#### INSTRUCTION
Print nothing but the lines from the start of the listing below through the line that contains "287.5, 287, 286.5];". Do not include the pictures.

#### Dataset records
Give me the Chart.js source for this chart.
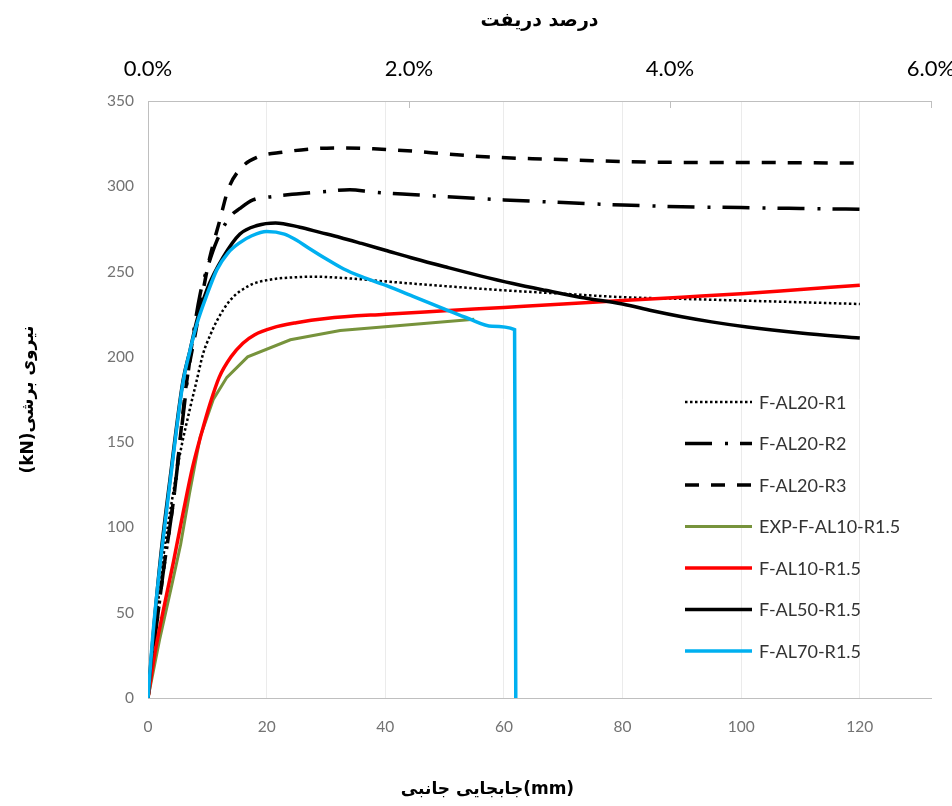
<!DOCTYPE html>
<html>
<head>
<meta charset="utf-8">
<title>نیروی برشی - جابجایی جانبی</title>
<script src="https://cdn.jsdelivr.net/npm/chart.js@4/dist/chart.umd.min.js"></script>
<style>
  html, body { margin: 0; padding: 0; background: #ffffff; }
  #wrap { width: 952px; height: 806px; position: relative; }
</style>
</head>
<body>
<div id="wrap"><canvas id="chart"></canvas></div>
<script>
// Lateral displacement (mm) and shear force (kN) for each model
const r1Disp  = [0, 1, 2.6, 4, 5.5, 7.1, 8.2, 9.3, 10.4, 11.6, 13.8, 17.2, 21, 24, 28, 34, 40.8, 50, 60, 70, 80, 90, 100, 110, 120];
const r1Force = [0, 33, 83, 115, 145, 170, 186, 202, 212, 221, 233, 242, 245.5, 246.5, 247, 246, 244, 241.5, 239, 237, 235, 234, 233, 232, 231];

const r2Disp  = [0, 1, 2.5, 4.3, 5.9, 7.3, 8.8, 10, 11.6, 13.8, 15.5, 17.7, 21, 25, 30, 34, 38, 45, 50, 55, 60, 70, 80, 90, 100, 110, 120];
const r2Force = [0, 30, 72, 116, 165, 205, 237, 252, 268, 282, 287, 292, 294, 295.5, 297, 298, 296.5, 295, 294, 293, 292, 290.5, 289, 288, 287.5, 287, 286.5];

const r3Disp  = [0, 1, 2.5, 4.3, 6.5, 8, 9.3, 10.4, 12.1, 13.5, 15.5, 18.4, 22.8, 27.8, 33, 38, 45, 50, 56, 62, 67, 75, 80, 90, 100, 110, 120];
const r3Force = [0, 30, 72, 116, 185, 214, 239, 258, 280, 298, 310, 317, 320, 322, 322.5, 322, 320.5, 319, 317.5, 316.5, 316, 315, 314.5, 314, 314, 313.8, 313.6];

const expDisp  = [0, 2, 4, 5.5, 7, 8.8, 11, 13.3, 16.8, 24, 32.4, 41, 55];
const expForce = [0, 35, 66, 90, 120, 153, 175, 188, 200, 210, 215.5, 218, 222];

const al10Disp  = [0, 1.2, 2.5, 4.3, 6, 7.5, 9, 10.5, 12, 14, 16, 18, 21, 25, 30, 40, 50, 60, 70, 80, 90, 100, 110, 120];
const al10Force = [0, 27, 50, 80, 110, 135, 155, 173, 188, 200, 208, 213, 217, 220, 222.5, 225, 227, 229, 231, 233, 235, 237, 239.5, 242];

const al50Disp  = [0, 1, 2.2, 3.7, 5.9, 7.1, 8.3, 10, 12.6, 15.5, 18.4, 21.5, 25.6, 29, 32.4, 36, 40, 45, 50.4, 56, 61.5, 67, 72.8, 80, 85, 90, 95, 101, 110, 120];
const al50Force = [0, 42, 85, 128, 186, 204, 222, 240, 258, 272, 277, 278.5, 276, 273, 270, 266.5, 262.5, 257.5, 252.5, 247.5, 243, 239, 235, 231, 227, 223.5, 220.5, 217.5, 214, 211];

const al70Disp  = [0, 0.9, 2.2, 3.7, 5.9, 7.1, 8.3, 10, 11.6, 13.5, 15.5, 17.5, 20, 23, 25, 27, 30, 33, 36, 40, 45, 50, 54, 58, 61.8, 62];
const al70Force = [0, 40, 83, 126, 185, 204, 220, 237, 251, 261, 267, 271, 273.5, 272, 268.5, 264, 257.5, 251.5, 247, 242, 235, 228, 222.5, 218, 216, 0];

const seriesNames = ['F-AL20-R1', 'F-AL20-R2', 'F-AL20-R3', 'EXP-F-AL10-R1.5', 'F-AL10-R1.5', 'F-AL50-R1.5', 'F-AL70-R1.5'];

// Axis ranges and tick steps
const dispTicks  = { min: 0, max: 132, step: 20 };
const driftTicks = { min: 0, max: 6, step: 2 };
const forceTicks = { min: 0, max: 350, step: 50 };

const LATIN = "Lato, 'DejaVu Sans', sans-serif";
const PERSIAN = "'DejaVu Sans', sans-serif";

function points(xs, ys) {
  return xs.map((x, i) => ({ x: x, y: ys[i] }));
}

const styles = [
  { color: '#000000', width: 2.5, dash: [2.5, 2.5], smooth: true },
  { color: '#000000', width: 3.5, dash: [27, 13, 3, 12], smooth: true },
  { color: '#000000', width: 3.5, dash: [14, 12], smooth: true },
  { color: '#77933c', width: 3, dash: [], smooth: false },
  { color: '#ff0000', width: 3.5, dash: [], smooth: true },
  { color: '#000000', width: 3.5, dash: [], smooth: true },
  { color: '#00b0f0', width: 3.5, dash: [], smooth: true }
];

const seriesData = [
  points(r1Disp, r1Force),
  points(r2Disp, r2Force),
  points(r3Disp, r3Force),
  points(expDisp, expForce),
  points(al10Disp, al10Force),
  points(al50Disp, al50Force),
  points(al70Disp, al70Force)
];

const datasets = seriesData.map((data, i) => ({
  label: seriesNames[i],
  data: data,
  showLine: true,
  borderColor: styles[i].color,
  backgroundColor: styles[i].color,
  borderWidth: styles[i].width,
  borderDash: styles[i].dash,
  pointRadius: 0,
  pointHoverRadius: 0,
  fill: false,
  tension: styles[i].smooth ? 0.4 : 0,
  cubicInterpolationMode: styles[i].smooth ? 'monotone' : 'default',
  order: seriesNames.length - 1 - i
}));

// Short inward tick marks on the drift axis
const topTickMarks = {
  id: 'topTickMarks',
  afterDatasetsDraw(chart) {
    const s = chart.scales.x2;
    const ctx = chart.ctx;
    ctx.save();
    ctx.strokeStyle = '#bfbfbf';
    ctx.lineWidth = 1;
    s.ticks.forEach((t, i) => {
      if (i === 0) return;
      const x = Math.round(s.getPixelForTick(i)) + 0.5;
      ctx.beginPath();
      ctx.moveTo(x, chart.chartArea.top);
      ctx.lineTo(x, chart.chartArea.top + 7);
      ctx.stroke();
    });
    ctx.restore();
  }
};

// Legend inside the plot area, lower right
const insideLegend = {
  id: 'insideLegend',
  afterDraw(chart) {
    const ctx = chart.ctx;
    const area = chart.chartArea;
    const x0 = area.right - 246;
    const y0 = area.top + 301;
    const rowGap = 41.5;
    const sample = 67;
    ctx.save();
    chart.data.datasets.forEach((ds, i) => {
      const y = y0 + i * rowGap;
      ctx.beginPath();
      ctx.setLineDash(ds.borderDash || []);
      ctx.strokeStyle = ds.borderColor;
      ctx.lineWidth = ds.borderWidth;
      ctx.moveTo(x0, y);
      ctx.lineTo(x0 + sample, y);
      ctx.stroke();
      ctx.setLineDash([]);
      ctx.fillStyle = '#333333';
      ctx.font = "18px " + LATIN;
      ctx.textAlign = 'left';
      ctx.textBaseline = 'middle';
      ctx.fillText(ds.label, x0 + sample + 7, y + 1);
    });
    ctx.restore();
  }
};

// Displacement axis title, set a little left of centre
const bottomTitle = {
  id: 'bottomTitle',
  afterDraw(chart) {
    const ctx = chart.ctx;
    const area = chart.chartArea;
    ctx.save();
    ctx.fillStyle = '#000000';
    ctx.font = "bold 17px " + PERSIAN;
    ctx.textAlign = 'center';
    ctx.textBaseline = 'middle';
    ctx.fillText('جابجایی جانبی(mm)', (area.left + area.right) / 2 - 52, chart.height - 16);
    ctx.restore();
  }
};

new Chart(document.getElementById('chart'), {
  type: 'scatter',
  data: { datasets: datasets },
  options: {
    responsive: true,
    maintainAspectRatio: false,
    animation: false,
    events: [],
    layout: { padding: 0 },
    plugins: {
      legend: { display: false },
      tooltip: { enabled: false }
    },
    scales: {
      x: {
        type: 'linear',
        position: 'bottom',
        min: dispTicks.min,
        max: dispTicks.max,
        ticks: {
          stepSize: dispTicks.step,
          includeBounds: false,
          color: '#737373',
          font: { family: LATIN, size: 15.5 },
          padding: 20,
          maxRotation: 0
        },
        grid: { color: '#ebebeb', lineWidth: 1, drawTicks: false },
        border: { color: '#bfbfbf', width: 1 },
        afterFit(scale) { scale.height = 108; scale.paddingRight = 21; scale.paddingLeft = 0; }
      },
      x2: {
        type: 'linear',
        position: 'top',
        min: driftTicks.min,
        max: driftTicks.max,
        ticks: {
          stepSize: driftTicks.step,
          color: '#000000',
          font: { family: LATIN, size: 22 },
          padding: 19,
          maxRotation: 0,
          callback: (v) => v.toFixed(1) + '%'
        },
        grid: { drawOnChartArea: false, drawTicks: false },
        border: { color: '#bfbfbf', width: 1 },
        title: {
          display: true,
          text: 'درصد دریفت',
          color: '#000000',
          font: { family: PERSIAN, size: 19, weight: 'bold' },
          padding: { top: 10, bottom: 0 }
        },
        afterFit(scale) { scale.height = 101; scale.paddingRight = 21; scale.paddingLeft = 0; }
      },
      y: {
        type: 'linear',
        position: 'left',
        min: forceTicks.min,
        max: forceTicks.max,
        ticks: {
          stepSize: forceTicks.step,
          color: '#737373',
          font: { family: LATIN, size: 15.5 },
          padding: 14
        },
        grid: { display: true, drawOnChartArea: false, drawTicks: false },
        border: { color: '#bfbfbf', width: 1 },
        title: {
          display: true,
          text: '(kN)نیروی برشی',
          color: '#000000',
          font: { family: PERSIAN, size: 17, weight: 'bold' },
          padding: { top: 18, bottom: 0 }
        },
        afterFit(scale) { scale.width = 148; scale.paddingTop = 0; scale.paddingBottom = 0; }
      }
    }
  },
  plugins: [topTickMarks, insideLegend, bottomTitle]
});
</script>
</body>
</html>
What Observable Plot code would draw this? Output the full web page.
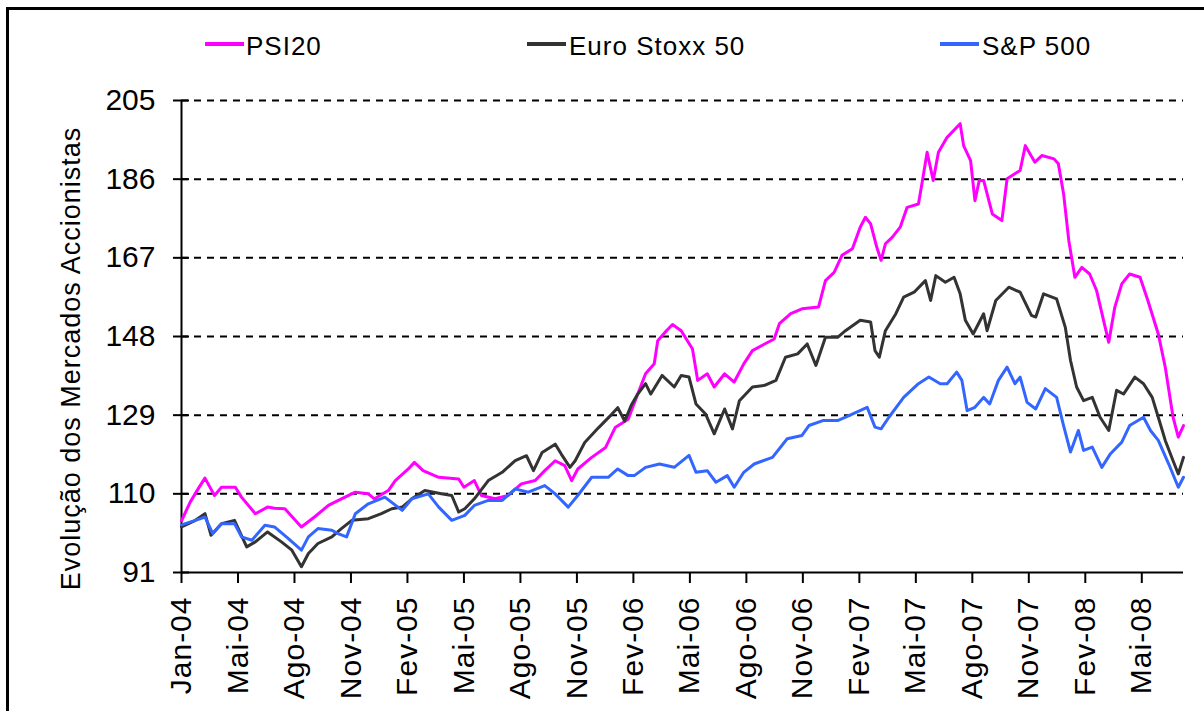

#### THE COMPLETED TASK
Give me the Chart.js source for this chart.
<!DOCTYPE html>
<html>
<head>
<meta charset="utf-8">
<title>نیروی برشی - جابجایی جانبی</title>
<script src="https://cdn.jsdelivr.net/npm/chart.js@4/dist/chart.umd.min.js"></script>
<style>
  html, body { margin: 0; padding: 0; background: #ffffff; }
  #wrap { width: 952px; height: 806px; position: relative; }
</style>
</head>
<body>
<div id="wrap"><canvas id="chart"></canvas></div>
<script>
// Lateral displacement (mm) and shear force (kN) for each model
const r1Disp  = [0, 1, 2.6, 4, 5.5, 7.1, 8.2, 9.3, 10.4, 11.6, 13.8, 17.2, 21, 24, 28, 34, 40.8, 50, 60, 70, 80, 90, 100, 110, 120];
const r1Force = [0, 33, 83, 115, 145, 170, 186, 202, 212, 221, 233, 242, 245.5, 246.5, 247, 246, 244, 241.5, 239, 237, 235, 234, 233, 232, 231];

const r2Disp  = [0, 1, 2.5, 4.3, 5.9, 7.3, 8.8, 10, 11.6, 13.8, 15.5, 17.7, 21, 25, 30, 34, 38, 45, 50, 55, 60, 70, 80, 90, 100, 110, 120];
const r2Force = [0, 30, 72, 116, 165, 205, 237, 252, 268, 282, 287, 292, 294, 295.5, 297, 298, 296.5, 295, 294, 293, 292, 290.5, 289, 288, 287.5, 287, 286.5];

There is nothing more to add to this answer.